EXERCISE DETAILS: Beneath this line are entries. Copy the range from the line with "Clone this chart" to the line with "import * as", ends included, exactly; leave pictures out.

━━━━━ SOURCE MATERIAL ━━━━━

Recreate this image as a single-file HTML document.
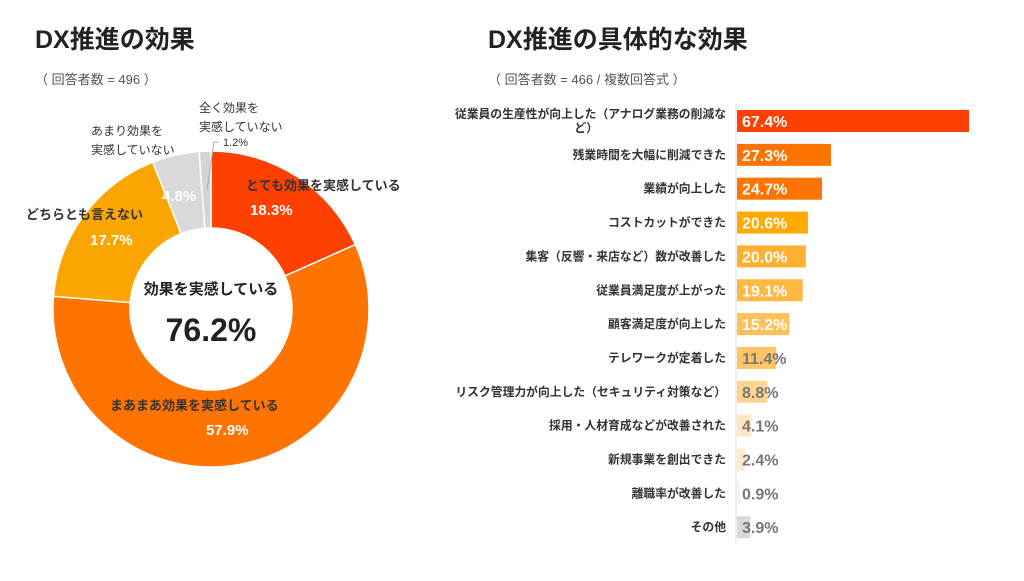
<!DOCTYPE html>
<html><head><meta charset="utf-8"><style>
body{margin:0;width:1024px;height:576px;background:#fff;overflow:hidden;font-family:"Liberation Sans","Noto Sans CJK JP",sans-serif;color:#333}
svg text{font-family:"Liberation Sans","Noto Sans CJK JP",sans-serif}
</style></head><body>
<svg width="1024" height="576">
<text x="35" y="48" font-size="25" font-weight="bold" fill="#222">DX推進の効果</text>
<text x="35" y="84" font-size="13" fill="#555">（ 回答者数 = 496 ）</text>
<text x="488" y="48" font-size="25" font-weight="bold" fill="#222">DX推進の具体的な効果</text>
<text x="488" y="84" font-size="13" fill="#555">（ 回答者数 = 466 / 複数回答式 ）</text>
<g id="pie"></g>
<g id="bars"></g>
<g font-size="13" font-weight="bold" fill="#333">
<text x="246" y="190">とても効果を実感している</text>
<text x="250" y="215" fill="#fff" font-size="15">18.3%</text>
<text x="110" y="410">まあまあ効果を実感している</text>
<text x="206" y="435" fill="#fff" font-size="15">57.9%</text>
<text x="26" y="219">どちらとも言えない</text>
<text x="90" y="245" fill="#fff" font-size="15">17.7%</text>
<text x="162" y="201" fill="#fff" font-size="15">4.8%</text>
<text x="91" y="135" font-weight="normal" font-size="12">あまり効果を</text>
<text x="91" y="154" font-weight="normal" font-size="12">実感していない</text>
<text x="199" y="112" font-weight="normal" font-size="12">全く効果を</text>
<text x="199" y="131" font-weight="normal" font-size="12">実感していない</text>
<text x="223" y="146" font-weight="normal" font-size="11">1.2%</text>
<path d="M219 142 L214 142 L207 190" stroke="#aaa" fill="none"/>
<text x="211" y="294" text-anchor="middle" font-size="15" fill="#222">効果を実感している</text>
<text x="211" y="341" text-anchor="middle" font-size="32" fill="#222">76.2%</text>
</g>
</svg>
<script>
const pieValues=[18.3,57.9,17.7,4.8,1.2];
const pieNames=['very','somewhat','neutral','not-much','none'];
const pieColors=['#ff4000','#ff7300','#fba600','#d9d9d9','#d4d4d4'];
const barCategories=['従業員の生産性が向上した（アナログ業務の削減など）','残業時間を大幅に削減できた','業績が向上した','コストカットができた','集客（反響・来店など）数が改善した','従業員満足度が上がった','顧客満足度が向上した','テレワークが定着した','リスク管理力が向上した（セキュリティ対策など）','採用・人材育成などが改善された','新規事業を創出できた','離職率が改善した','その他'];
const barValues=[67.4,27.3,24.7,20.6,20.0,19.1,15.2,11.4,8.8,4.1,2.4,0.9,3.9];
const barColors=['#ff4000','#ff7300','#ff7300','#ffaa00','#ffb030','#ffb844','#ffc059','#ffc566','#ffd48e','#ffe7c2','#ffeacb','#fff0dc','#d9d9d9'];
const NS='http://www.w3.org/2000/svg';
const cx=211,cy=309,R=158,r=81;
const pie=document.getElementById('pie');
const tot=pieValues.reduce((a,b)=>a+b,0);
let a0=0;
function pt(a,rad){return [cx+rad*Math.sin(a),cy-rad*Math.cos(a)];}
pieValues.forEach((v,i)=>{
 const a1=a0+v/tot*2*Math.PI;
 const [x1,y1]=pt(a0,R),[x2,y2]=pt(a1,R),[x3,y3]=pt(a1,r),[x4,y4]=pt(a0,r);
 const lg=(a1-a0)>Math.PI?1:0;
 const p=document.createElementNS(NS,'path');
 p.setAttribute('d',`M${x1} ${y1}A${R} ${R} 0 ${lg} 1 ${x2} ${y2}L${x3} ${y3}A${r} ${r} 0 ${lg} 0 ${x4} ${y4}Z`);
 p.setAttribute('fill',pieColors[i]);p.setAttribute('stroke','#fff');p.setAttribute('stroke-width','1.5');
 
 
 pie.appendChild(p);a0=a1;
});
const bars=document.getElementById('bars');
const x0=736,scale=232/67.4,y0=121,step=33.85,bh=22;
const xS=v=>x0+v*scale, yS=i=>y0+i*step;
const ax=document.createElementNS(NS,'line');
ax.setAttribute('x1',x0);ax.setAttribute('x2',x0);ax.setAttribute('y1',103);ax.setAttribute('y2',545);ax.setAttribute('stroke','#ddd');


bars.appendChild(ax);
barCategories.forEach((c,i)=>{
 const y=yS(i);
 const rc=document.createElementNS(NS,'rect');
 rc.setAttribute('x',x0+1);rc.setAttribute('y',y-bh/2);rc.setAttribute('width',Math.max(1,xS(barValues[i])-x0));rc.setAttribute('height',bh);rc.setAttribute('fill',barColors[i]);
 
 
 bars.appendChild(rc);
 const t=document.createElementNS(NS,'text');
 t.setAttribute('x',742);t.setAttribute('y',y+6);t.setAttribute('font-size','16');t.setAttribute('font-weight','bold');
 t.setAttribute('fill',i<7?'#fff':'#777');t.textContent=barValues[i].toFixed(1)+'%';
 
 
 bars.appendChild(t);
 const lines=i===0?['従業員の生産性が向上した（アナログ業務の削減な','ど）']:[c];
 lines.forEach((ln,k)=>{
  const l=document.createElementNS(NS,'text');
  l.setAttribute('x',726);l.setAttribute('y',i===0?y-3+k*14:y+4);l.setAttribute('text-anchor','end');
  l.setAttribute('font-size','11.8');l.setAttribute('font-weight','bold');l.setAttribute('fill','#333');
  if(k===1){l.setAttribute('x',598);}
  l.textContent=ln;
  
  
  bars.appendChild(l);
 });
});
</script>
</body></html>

━━━━━
━━━━━ SOURCE MATERIAL ━━━━━

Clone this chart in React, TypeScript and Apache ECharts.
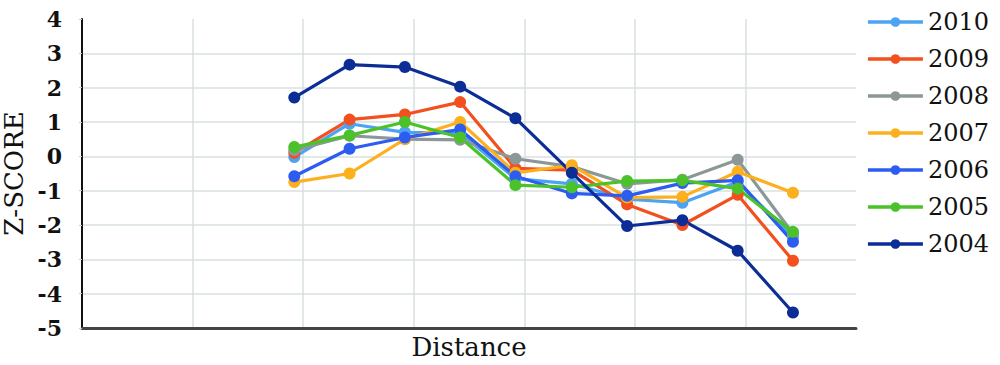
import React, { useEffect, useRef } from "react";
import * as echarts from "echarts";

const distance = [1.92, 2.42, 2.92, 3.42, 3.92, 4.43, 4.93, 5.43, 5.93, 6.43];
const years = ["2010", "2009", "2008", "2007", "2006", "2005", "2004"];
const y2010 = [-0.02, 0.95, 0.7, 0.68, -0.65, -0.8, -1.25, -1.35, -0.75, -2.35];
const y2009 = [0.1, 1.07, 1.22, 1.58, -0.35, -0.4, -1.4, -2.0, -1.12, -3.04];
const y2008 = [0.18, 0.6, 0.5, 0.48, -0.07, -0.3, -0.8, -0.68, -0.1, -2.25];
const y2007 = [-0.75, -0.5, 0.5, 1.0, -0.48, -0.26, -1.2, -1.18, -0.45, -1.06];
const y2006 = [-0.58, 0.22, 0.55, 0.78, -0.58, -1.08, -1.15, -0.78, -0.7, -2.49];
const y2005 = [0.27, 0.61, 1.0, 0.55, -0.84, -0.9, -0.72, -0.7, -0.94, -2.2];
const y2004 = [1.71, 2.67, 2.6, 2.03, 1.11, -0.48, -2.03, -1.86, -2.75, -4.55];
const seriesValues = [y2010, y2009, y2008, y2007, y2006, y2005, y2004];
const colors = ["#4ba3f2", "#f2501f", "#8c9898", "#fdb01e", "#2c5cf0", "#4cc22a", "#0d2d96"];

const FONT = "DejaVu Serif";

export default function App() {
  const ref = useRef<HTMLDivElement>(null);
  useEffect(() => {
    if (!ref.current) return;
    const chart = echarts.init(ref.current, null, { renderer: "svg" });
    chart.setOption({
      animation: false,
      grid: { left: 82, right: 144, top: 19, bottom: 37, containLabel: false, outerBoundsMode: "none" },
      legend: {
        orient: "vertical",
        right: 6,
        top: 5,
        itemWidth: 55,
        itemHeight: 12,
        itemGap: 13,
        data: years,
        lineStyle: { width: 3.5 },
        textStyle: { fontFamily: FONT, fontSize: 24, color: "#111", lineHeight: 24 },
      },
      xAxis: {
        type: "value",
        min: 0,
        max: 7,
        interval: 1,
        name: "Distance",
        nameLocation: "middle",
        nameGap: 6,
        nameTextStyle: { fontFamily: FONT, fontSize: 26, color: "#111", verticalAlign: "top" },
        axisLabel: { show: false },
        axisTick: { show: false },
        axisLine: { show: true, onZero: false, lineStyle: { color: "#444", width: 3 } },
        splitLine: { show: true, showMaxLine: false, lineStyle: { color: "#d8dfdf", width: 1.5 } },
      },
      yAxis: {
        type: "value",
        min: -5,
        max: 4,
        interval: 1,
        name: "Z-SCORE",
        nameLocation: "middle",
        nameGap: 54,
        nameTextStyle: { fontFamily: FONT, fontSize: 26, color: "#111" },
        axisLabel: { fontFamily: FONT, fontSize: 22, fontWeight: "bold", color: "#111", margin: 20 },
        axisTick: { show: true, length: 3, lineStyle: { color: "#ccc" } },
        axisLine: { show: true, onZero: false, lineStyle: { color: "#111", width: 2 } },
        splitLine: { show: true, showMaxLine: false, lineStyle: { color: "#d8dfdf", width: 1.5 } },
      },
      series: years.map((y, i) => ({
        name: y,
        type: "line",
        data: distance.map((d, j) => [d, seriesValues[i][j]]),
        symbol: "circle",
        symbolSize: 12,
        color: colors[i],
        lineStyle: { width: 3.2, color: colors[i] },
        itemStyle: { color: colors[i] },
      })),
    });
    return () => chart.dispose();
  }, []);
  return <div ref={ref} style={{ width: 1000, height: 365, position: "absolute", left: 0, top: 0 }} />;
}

━━━━━

WRITTEN REPLY:
Clone this chart in React, TypeScript and Apache ECharts.
import React, { useEffect, useRef } from "react";
import * as echarts from "echarts";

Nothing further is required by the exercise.